Eine besondere Grabstele aus der Werkstatt der Tischlerei Ramm bewahrt das Heimatmuseum auf. Sie wurde geschaffen, nachdem die beiden Söhne im ersten Weltkrieg gefallen waren. Eigentlich hatten diese die Tischlerei einmal übernehmen sollen. Die Tochter studierte Innenarchitektur. Dann folgte noch ein existenzieller Tiefpunkt: Durch die Wirtschaftskrise 1926 und die Folgen der Geldentwertung erhielt das Unternehmen keine Aufträge mehr.
Joachim Ramm wurde über 90 und lebte Zeit seines Lebens in dem Haus, haben Pauselius und Schöllhorn herausgefunden. Sportlich aktiv setzte sich der Turner im Preetzer TSV ein, leitete Gruppen, förderte den Sport und wurde Vorsitzender. Ebenso engagierte er sich in der Landesturnerschaft, im Schützenverein und in der Stadtvertretung.

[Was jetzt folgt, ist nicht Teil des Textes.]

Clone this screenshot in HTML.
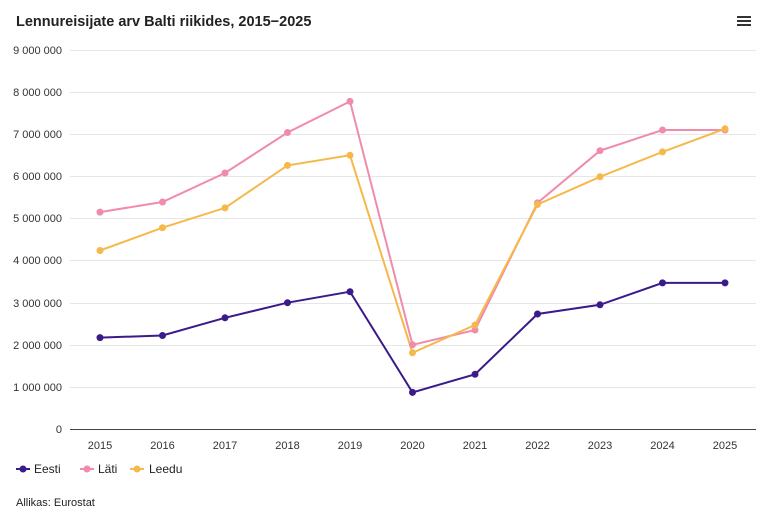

Wer übrigens noch ein altes Möbelstück besitzt: Ramms Arbeiten weisen eine Fertigungsnummer der Tischlerei auf, so dass Werkstücke mit den Entwurfszeichnungen, soweit vorhanden, abgeglichen werden können.
Die Ausstellung kann bis 8. Januar 2023 im Plöner Kreismuseum besichtigt werden.